20億円。前作『ねじまき島の冒険』の30億円には及びませんでしたが、安定した興行成績を記録しました。

評価

前作同様、評価は分かれる傾向にあります。

チョッパーの可愛らしさや活躍、心温まるストーリー、個性的な珍獣たちのデザイン、子供にも分かりやすい内容などが評価されています。チョッパーファンにとっては特に楽しめる作品という声が多いです。

否定的な意見としては、ストーリーの独創性の欠如、敵キャラクターの魅力不足、バトルシーンの迫力不足、全体的なスケールの小ささなどが指摘されることがあります。前作や後の作品と比較して、やや物足りなさを感じるという意見も見られます。

主題歌と関連音楽

DASEIN「まぶしくて」 (作詞・作曲: DASEIN)

ヴィジュアル系ロックバンドDASEINによる楽曲。友情や前向きな気持ちを歌った爽やかなロックナンバーです。前作の「Believe」ほどの知名度はありませんが、映画のエンディングを飾りました。

同時上映短編『ONE PIECE 夢のサッカー王!』:

約5分間の短編。麦わらの一味と歴代の悪役たちがサッカーで対決するという、オールスター的なお祭り企画。2002年の日韓ワールドカップ開催に合わせた内容となっています。

主題歌は前作に続きFolder5が担当した「Ready!」。

関連URL

まとめ:チョッパーの魅力満載!心温まる動物たちの物語

『ONE PIECE 珍獣島のチョッパー王国』は、麦わらの一味の人気マスコット、チョッパーの優しさと成長を描いた、ファミリー層向けの心温まる作品です。個性豊かな珍獣たちとの交流や、島の少年モバンビーとの友情、そして「動物王」としての葛藤と決断が見どころです。

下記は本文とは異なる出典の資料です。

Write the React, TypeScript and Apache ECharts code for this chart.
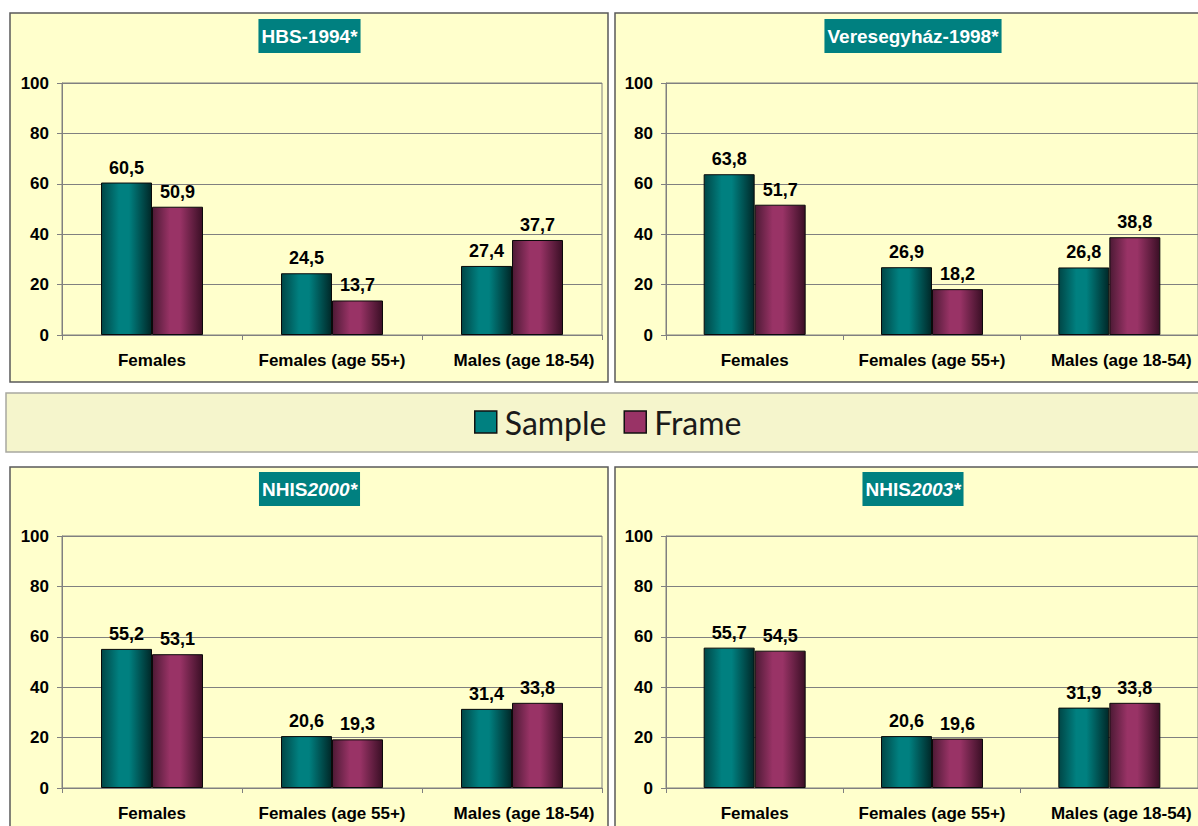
import React, { useEffect, useRef } from "react";
import * as echarts from "echarts";

const categories = ["Females", "Females (age 55+)", "Males (age 18-54)"];
const yTicks = { min: 0, max: 100, interval: 20 };

const hbsSample = [60.5, 24.5, 27.4];
const hbsFrame = [50.9, 13.7, 37.7];
const veresSample = [63.8, 26.9, 26.8];
const veresFrame = [51.7, 18.2, 38.8];
const nhis2000Sample = [55.2, 20.6, 31.4];
const nhis2000Frame = [53.1, 19.3, 33.8];
const nhis2003Sample = [55.7, 20.6, 31.9];
const nhis2003Frame = [54.5, 19.6, 33.8];

const panelTitles = [
  { text: "{n|HBS-1994*}" },
  { text: "{n|Veresegyház-1998*}" },
  { text: "{n|NHIS}{i|2000*}" },
  { text: "{n|NHIS}{i|2003*}" },
];
const legendNames = ["Sample", "Frame"];

const panelData = [
  [hbsSample, hbsFrame],
  [veresSample, veresFrame],
  [nhis2000Sample, nhis2000Frame],
  [nhis2003Sample, nhis2003Frame],
];

const FONT = 'Arial, "Liberation Sans", sans-serif';
const AXIS_GRAY = "#808080";

export default function App() {
  const ref = useRef<HTMLDivElement>(null);

  useEffect(() => {
    if (!ref.current) return;
    const chart = echarts.init(ref.current, undefined, { renderer: "svg" });

    const panels = [
      { px: 10, py: 13, gl: 62, gt: 83, cx: 309.5, ty: 36 },
      { px: 615, py: 13, gl: 666, gt: 83, cx: 913, ty: 36 },
      { px: 10, py: 467, gl: 62, gt: 536, cx: 309.5, ty: 489 },
      { px: 615, py: 467, gl: 666, gt: 536, cx: 913, ty: 489 },
    ];

    const tealGrad = new echarts.graphic.LinearGradient(0, 0, 1, 0, [
      { offset: 0, color: "#004646" },
      { offset: 0.35, color: "#008080" },
      { offset: 0.55, color: "#008080" },
      { offset: 1, color: "#002828" },
    ]);
    const maroonGrad = new echarts.graphic.LinearGradient(0, 0, 1, 0, [
      { offset: 0, color: "#4d1a35" },
      { offset: 0.35, color: "#993366" },
      { offset: 0.55, color: "#993366" },
      { offset: 1, color: "#3a0f25" },
    ]);

    const grids = panels.map((p) => ({
      left: p.gl,
      top: p.gt,
      width: 540,
      height: 252,
      show: true,
      borderColor: AXIS_GRAY,
      borderWidth: 1,
      backgroundColor: "transparent",
    }));

    const catLabelStyle = {
      fontSize: 17,
      fontWeight: "bold",
      fontFamily: FONT,
      color: "#000",
    };

    const xAxes = panels.map((_, i) => ({
      type: "category",
      gridIndex: i,
      data: categories,
      axisLine: { show: true, lineStyle: { color: AXIS_GRAY, width: 1 } },
      axisTick: { show: true, length: 5, lineStyle: { color: AXIS_GRAY } },
      axisLabel: {
        interval: 0,
        hideOverlap: false,
        ...catLabelStyle,
        margin: 17,
        formatter: (v: string, idx: number) =>
          idx === categories.length - 1 ? `{r|${v}}` : `{c|${v}}`,
        rich: {
          c: { ...catLabelStyle },
          r: { ...catLabelStyle, padding: [0, 0, 0, 24] },
        },
      },
    }));

    const yAxes = panels.map((_, i) => ({
      type: "value",
      gridIndex: i,
      min: yTicks.min,
      max: yTicks.max,
      interval: yTicks.interval,
      axisLine: { show: true, lineStyle: { color: AXIS_GRAY, width: 1 } },
      axisTick: { show: true, length: 5, lineStyle: { color: AXIS_GRAY } },
      splitLine: { show: true, lineStyle: { color: AXIS_GRAY, width: 1 } },
      axisLabel: {
        fontSize: 17,
        fontWeight: "bold",
        fontFamily: FONT,
        color: "#000",
        margin: 13,
      },
    }));

    const labelCfg = {
      show: true,
      position: "top",
      distance: 6,
      fontSize: 18,
      fontWeight: "bold",
      fontFamily: FONT,
      color: "#000",
      formatter: (p: any) => String(p.value).replace(".", ","),
    };

    const series: any[] = [];
    panelData.forEach(([s, f], i) => {
      series.push({
        type: "bar",
        name: legendNames[0],
        xAxisIndex: i,
        yAxisIndex: i,
        data: s,
        barWidth: 51,
        barGap: "0%",
        itemStyle: { color: tealGrad, borderColor: "#0a0a0a", borderWidth: 1 },
        label: labelCfg,
      });
      series.push({
        type: "bar",
        name: legendNames[1],
        xAxisIndex: i,
        yAxisIndex: i,
        data: f,
        barWidth: 51,
        barGap: "0%",
        itemStyle: { color: maroonGrad, borderColor: "#0a0a0a", borderWidth: 1 },
        label: labelCfg,
      });
    });

    const graphics: any[] = [];
    panels.forEach((p) => {
      graphics.push({
        type: "rect",
        z: -10,
        silent: true,
        shape: { x: p.px, y: p.py, width: 598, height: 369 },
        style: { fill: "#ffffcc", stroke: "#5a5a5a", lineWidth: 1.5 },
      });
    });
    // legend band
    graphics.push({
      type: "rect",
      z: -10,
      silent: true,
      shape: { x: 6, y: 393, width: 1200, height: 59 },
      style: { fill: "#f5f5cc", stroke: "#a8a8a0", lineWidth: 1.5 },
    });
    panels.forEach((p, i) => {
      graphics.push({
        type: "text",
        z: 10,
        silent: true,
        x: p.cx,
        y: p.ty,
        style: {
          text: panelTitles[i].text,
          align: "center",
          verticalAlign: "middle",
          backgroundColor: "#008080",
          padding: [7, 3, 7, 3],
          rich: {
            n: {
              fontFamily: FONT,
              fontSize: 19,
              fontWeight: "bold",
              fill: "#ffffff",
              color: "#ffffff",
              lineHeight: 20,
            },
            i: {
              fontFamily: FONT,
              fontSize: 19,
              fontWeight: "bold",
              fontStyle: "italic",
              fill: "#ffffff",
              color: "#ffffff",
              lineHeight: 20,
            },
          },
        },
      });
    });

    chart.setOption({
      animation: false,
      backgroundColor: "#ffffff",
      grid: grids,
      xAxis: xAxes,
      yAxis: yAxes,
      series,
      legend: {
        left: 474,
        top: 406,
        padding: 0,
        itemWidth: 22,
        itemHeight: 22,
        itemGap: 17,
        selectedMode: false,
        icon: "rect",
        textStyle: {
          fontFamily: "Lato, sans-serif",
          fontSize: 32,
          color: "#1a1a1a",
          padding: [0, 0, 0, 3],
        },
        data: [
          {
            name: legendNames[0],
            itemStyle: { color: "#008080", borderColor: "#111", borderWidth: 1.5 },
          },
          {
            name: legendNames[1],
            itemStyle: { color: "#993366", borderColor: "#111", borderWidth: 1.5 },
          },
        ],
      },
      graphic: graphics,
    });

    return () => {
      chart.dispose();
    };
  }, []);

  return (
    <div
      ref={ref}
      style={{ position: "absolute", left: 0, top: 0, width: 1198, height: 826 }}
    />
  );
}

ストーリーやスケール感は比較的シンプルですが、チョッパーの可愛らしさや様々な変形を活かしたアクションシーンはファン必見です。特にチョッパーが好きな方や、動物がたくさん登場する賑やかな雰囲気が好きな方におすすめの劇場版です。アラバスタ編の冒険の合間に、少し息抜きできるような、ほのぼのとした魅力を持った一作と言えるでしょう。